Technically, half of Golarion's creation myth would be straight from my setting, because I did my setting workup back in 2006ish before Golarion was a thing. On the Campaign Builder's Guild, if anyone remembers that site before they migrated and lost all the old material. Ah, the good ol' days for homebrew.
But in general, the "different races have very different origins instead of being humans in different hats" thing isn't all that novel. Elves, dwarves, and gnomes being somehow special (in-game because they have their own racial pantheons doing their own thing, out of game because they have more of a fantasy pedigree than halflings and PC-side orcs and goblins and such) has been done for a while, and in fact "elves come from a different planet" was done in Forgotten Realms and "dwarves were forged by a god" was done in Dragonlance long before most spinoff or homebrew settings existed. Meanwhile, the "different evolutionary line" explanation came up a lot when orcs and kobolds looked more obviously pig-like and dog-like, respectively, and lots of the early monstrous humanoids were basically half-animal people (lizardfolk and hyena-people [gnolls] and fish-people [sahuagin and kuo-toa] and so forth), and one of the reason OSR products are full of frog people and snake people is because they're going for the same "humanoid monsters are more primordial/prototypical creatures than the modern races" angle.
What would be novel is headcanonizing an explicit origin for humans that doesn't just put them as the "mix of all the other races"/"collaboration between gods" race, since everyone likes to play around with the various demihumans but nearly always leave humans alone.
EDIT: Actually, along those lines...
So, humans and dragons both have four interesting things in common:Originally Posted by Asmotherion
1) They can breed with basically anything. Part-human planetouched are everywhere (compared to part-other-race planetouched, which are more rare and only come in specific combinations) and near-humans like rilkan and illumians are plentiful, and half-[elves/orcs/dwarves/etc.] are a thing while e.g. orc/dwarves and gnome/elves aren't. Half-dragon and draconic creatures are everywhere, and there are even true-breeding part-dragon offshoots like chimerae and dragon turtles.

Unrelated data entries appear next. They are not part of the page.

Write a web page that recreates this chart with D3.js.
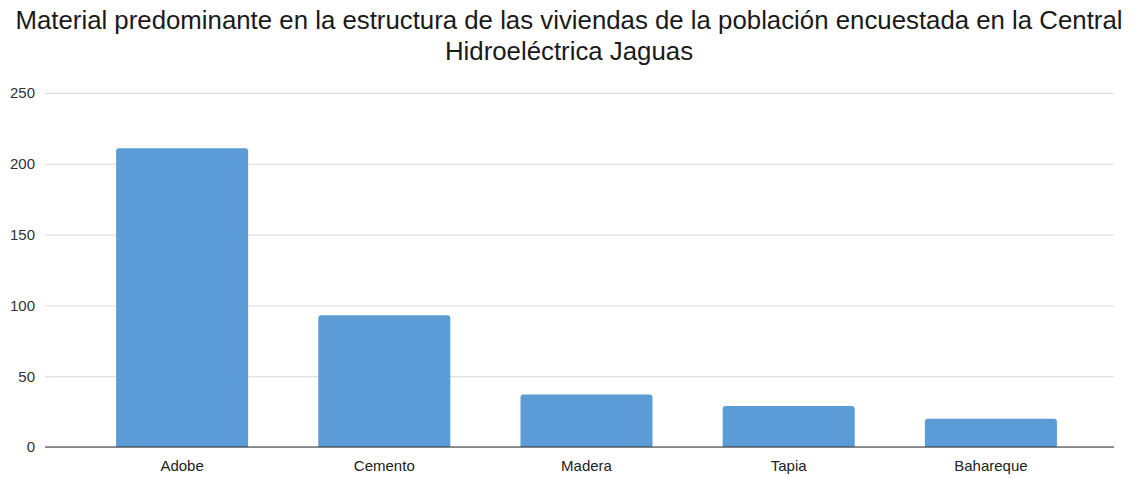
<!DOCTYPE html>
<html>
<head>
<meta charset="utf-8">
<script src="https://cdn.jsdelivr.net/npm/d3@7"></script>
<style>
  body { margin: 0; background: #fff; }
  svg { display: block; font-family: "Liberation Sans", Arial, sans-serif; }
</style>
</head>
<body>
<div id="chart"></div>
<script>
// Datos del gráfico
const categories = ['Adobe', 'Cemento', 'Madera', 'Tapia', 'Bahareque'];
const values = [211, 93, 37, 29, 20];
const yTicks = [0, 50, 100, 150, 200, 250];
const titleLines = [
    'Material predominante en la estructura de las viviendas de la población encuestada en la Central',
    'Hidroeléctrica Jaguas'
];

const width = 1138;
const height = 478;

const svg = d3.select('#chart')
    .append('svg')
    .attr('width', width)
    .attr('height', height);

// escalas
const x = d3.scaleBand()
    .domain(categories)
    .range([81, 1092])
    .paddingInner(0.347)
    .paddingOuter(0.1735);

const y = d3.scaleLinear()
    .domain([0, 250])
    .range([447, 93]);

const gridLeft = 45;
const gridRight = 1114;

// título
svg.append('g')
    .selectAll('text')
    .data(titleLines)
    .enter()
    .append('text')
    .attr('x', 569)
    .attr('y', (d, i) => 29 + i * 31)
    .attr('text-anchor', 'middle')
    .style('font-size', '25.8px')
    .style('fill', '#1a1a1a')
    .text(d => d);

// líneas de cuadrícula
const yAxis = svg.append('g')
    .attr('transform', `translate(${gridLeft},0)`)
    .call(d3.axisLeft(y).tickValues(yTicks).tickSize(-(gridRight - gridLeft)).tickPadding(10));
yAxis.select('.domain').remove();
yAxis.selectAll('line').attr('stroke', '#d9d9d9');
yAxis.selectAll('text')
    .style('font-size', '15px')
    .style('font-family', '"Liberation Sans", Arial, sans-serif')
    .style('fill', '#333');

// barras
const barPath = (d) => {
    const x0 = x(d.cat), w = x.bandwidth();
    const y0 = y(d.val), y1 = y(0), r = 3;
    return `M${x0},${y1} L${x0},${y0 + r} Q${x0},${y0} ${x0 + r},${y0}
            L${x0 + w - r},${y0} Q${x0 + w},${y0} ${x0 + w},${y0 + r} L${x0 + w},${y1} Z`;
};

svg.append('g')
    .selectAll('path')
    .data(categories.map((c, i) => ({ cat: c, val: values[i] })))
    .enter()
    .append('path')
    .attr('d', barPath)
    .attr('fill', '#5b9bd6');

// línea base
svg.append('line')
    .attr('x1', gridLeft)
    .attr('x2', gridRight)
    .attr('y1', y(0))
    .attr('y2', y(0))
    .attr('stroke', '#333')
    .attr('stroke-width', 1.2);

// etiquetas del eje x
const xAxis = svg.append('g')
    .attr('transform', `translate(0,${y(0)})`)
    .call(d3.axisBottom(x).tickSize(0).tickPadding(13));
xAxis.select('.domain').remove();
xAxis.selectAll('text')
    .style('font-size', '15px')
    .style('font-family', '"Liberation Sans", Arial, sans-serif')
    .style('fill', '#222');
</script>
</body>
</html>
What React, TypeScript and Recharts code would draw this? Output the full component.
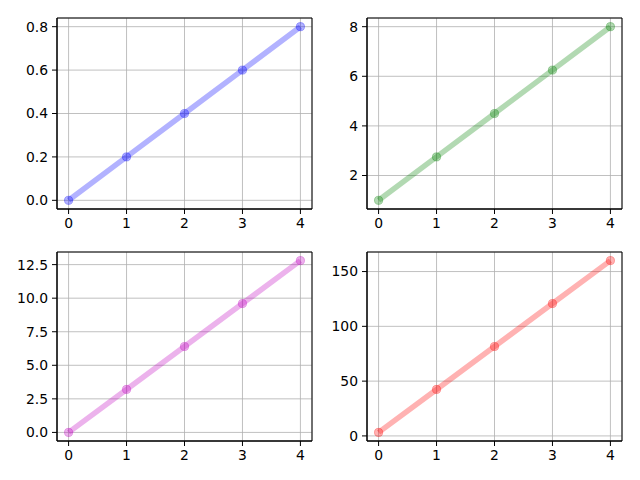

2) They come in different colors. Dragons obviously have their very colorful metallic, chromatic, and gem dragon families plus a bunch of one-offs (shadow dragons, planar dragons, etc.) in a rainbow of colors, but humans are also pretty colorful in that they're nearly always the only race in a setting to come in a wide variety of skin tones for a single race; even elves tend to only come in pale/brown/black for high/wood/drow elves, with any other subraces fitting in those general categories.
3) They're disruptive to the status quo. Most settings have some backstory element along the lines of "elves and dwarves and giants and other really old and really-long lived races were chilling for a few thousand years, and then bam, humans came along and in less than a few centuries they're everywhere and running everything," and out of all the monsters out there, dragons are the most likely to just swoop in out of nowhere, burn down a few towns, and take over the area.
4) They're highly changeable and adaptable. All metallic and several other kinds of dragons have some sort of innate shapechanging capability, and all true dragons have distinct age categories that grant them different capabilities over time, while humans are generally the most adaptable PCs (in AD&D they could dual-class instead of multiclass and had no class or level restrictions, in 3e and later they have generalist ability score boosts and fewer or no multiclassing restrictions)
What other race can breed with anything, comes in a bunch of colors, disrupt everything they come in contact with, and are known for their mutations?
Slaad.
Positing that, like slaad, humans and dragons are creatures of innate chaos would put an interesting twist on a setting. It explains why humans burst onto the scene and took charge from the other humanoid races after they'd been chugging along in an orderly fashion for millennia, why it's always the humans that are setting up crazy-powerful empires that are constantly rising and falling and having major side effects on the setting, why (in earlier editions) humans work so differently from the other races mechanically and flavor-wise, and so on.
It would also give you a good opportunity to flip the usual implicit "Law is better than Chaos" assumption a bunch of people have. Make Paladins of Freedom the default paladin and all the good theocracies CG instead of LG! Toss the Law-leaning monarchies and empires with their feudalism and massive armies and such and fill the continent with Chaos-leaning city-states and federations with bands ofadventurersprivateers instead of standing armies! Paint the archons and devils as the truly alien and inscrutable beings that they are and paint the eladrin and demons as having more relatable and human-like motivations! Instead of emphasizing the Chaotic-ish weirdness and uniqueness of aberrations, emphasize the unnatural Lawfulness of illithid/elder brain hive minds and thrall-keeping aboleths and beholders!
And sure, there are lawful dragons and humans and they appear to average out to neutrality on a race-wide level, but everyone knows they're really all a bit chaotic where it counts. Even the naturally-Chaotic slaad churn out naturally-Lawful gormeels every so often.